--- Objective ---
Give again, word for word, the lines below that run from the line with "Rebuild this chart" through the line with "label_anchor = [0.5, 0.2, 0.25, 0.2, 0.22]". Drop the pictures.

--- Provided records ---
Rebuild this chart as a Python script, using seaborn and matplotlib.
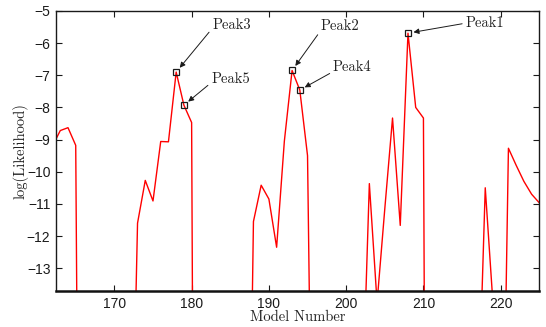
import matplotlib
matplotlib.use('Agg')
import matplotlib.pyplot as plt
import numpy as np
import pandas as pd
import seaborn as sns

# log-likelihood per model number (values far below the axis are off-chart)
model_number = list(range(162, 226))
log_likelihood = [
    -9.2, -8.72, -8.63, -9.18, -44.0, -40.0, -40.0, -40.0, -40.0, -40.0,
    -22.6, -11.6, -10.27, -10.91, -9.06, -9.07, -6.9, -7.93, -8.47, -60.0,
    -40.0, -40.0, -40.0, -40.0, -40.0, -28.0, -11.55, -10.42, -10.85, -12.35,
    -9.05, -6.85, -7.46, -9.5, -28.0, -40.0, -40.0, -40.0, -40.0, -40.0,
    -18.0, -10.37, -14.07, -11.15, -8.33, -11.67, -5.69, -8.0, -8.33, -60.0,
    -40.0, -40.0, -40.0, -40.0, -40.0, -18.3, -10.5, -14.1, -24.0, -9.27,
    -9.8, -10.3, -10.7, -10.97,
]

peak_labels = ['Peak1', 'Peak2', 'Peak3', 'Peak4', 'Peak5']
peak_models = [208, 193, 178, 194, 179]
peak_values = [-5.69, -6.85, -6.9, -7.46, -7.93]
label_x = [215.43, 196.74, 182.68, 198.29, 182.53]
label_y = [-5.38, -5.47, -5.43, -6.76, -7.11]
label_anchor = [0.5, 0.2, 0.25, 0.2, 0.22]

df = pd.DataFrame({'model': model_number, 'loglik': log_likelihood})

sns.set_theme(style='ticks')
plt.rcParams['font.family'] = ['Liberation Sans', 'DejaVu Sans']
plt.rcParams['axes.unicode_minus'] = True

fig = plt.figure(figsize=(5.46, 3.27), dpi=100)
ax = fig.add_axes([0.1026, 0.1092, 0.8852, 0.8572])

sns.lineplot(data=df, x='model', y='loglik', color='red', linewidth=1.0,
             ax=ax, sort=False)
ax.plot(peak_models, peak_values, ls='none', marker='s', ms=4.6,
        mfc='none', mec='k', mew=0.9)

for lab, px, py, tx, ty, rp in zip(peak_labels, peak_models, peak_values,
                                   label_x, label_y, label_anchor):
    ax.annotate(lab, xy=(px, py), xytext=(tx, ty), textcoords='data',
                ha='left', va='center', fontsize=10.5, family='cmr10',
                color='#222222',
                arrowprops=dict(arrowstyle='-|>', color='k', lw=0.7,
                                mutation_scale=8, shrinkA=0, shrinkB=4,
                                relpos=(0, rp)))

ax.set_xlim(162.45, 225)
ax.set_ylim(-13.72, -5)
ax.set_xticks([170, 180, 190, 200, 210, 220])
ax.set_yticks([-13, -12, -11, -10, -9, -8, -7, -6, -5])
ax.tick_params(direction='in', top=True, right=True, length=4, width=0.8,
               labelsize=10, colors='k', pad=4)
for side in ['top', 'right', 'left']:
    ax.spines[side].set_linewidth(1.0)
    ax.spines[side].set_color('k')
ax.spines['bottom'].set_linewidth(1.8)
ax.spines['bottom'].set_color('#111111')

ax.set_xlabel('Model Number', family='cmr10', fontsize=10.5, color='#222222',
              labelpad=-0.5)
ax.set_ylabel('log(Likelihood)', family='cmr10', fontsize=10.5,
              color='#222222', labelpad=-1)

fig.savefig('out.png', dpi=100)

==

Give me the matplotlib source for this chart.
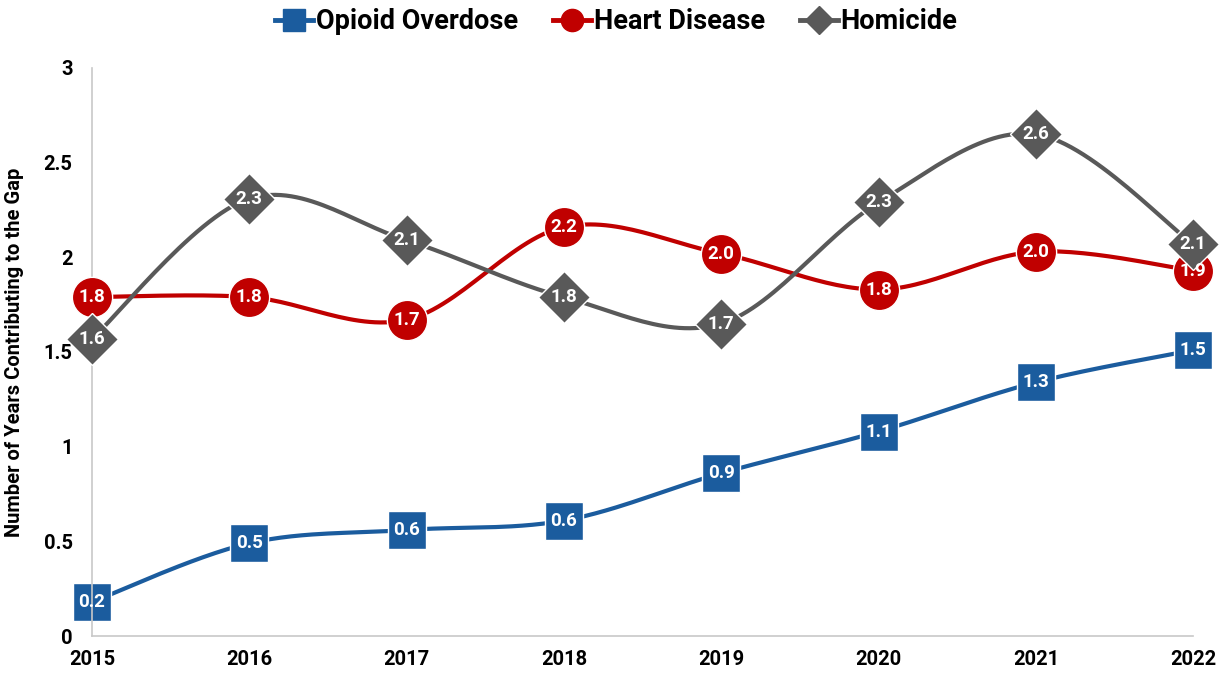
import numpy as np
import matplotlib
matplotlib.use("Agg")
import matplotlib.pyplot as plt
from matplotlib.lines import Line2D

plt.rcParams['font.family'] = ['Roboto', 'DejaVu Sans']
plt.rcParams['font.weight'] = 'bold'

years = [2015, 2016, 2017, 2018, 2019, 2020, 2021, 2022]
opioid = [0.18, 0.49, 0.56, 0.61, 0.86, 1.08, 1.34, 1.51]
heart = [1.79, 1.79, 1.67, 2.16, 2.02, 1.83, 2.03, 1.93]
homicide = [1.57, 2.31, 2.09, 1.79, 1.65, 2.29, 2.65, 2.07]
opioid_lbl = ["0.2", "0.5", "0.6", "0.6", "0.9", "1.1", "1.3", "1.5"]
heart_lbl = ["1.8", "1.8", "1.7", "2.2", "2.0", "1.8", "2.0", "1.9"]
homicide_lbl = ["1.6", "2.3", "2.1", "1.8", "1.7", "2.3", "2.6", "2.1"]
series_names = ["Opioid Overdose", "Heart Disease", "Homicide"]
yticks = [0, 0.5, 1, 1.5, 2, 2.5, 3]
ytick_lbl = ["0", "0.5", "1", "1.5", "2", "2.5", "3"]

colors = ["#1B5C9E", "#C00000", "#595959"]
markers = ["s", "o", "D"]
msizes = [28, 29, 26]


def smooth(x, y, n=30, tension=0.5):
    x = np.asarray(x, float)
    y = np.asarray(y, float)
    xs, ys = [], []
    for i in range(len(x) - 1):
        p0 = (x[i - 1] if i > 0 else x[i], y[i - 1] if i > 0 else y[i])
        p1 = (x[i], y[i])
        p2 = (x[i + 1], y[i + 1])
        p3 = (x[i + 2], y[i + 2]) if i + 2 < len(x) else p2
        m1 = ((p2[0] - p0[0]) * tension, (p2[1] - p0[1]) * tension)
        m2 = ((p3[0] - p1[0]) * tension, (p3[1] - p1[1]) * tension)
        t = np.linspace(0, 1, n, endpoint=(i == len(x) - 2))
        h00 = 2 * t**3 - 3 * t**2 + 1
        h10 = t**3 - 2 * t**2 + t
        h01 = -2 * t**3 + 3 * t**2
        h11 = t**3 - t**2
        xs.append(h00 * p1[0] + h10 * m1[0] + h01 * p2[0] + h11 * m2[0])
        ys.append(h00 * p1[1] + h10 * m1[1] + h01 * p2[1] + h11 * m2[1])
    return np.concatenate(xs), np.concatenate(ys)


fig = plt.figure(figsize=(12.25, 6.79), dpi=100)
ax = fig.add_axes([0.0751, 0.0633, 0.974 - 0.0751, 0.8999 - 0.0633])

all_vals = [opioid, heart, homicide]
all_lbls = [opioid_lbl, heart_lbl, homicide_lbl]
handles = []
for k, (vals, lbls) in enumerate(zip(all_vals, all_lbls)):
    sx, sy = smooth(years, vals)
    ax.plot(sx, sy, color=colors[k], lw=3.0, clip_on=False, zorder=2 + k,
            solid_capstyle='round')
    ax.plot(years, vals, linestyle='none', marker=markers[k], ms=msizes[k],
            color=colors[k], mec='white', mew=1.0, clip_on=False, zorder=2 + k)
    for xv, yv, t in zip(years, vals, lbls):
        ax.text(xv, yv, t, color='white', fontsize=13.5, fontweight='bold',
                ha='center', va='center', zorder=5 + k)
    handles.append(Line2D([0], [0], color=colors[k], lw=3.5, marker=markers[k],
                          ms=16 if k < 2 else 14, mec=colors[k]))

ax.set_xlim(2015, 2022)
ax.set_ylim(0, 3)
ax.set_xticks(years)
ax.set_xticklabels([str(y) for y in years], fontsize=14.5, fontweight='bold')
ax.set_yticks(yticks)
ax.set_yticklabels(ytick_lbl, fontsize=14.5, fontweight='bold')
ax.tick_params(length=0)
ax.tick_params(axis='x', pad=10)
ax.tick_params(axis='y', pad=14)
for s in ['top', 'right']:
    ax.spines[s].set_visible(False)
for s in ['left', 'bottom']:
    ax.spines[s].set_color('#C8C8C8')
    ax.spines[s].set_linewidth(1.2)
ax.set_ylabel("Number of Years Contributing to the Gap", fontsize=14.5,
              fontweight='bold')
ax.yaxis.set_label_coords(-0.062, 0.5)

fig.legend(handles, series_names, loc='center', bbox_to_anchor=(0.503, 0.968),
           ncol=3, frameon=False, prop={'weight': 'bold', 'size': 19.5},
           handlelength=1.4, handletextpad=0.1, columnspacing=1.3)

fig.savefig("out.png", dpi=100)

--- Response to the task ---
Rebuild this chart as a Python script, using seaborn and matplotlib.
import matplotlib
matplotlib.use('Agg')
import matplotlib.pyplot as plt
import numpy as np
import pandas as pd
import seaborn as sns

# log-likelihood per model number (values far below the axis are off-chart)
model_number = list(range(162, 226))
log_likelihood = [
    -9.2, -8.72, -8.63, -9.18, -44.0, -40.0, -40.0, -40.0, -40.0, -40.0,
    -22.6, -11.6, -10.27, -10.91, -9.06, -9.07, -6.9, -7.93, -8.47, -60.0,
    -40.0, -40.0, -40.0, -40.0, -40.0, -28.0, -11.55, -10.42, -10.85, -12.35,
    -9.05, -6.85, -7.46, -9.5, -28.0, -40.0, -40.0, -40.0, -40.0, -40.0,
    -18.0, -10.37, -14.07, -11.15, -8.33, -11.67, -5.69, -8.0, -8.33, -60.0,
    -40.0, -40.0, -40.0, -40.0, -40.0, -18.3, -10.5, -14.1, -24.0, -9.27,
    -9.8, -10.3, -10.7, -10.97,
]

peak_labels = ['Peak1', 'Peak2', 'Peak3', 'Peak4', 'Peak5']
peak_models = [208, 193, 178, 194, 179]
peak_values = [-5.69, -6.85, -6.9, -7.46, -7.93]
label_x = [215.43, 196.74, 182.68, 198.29, 182.53]
label_y = [-5.38, -5.47, -5.43, -6.76, -7.11]
label_anchor = [0.5, 0.2, 0.25, 0.2, 0.22]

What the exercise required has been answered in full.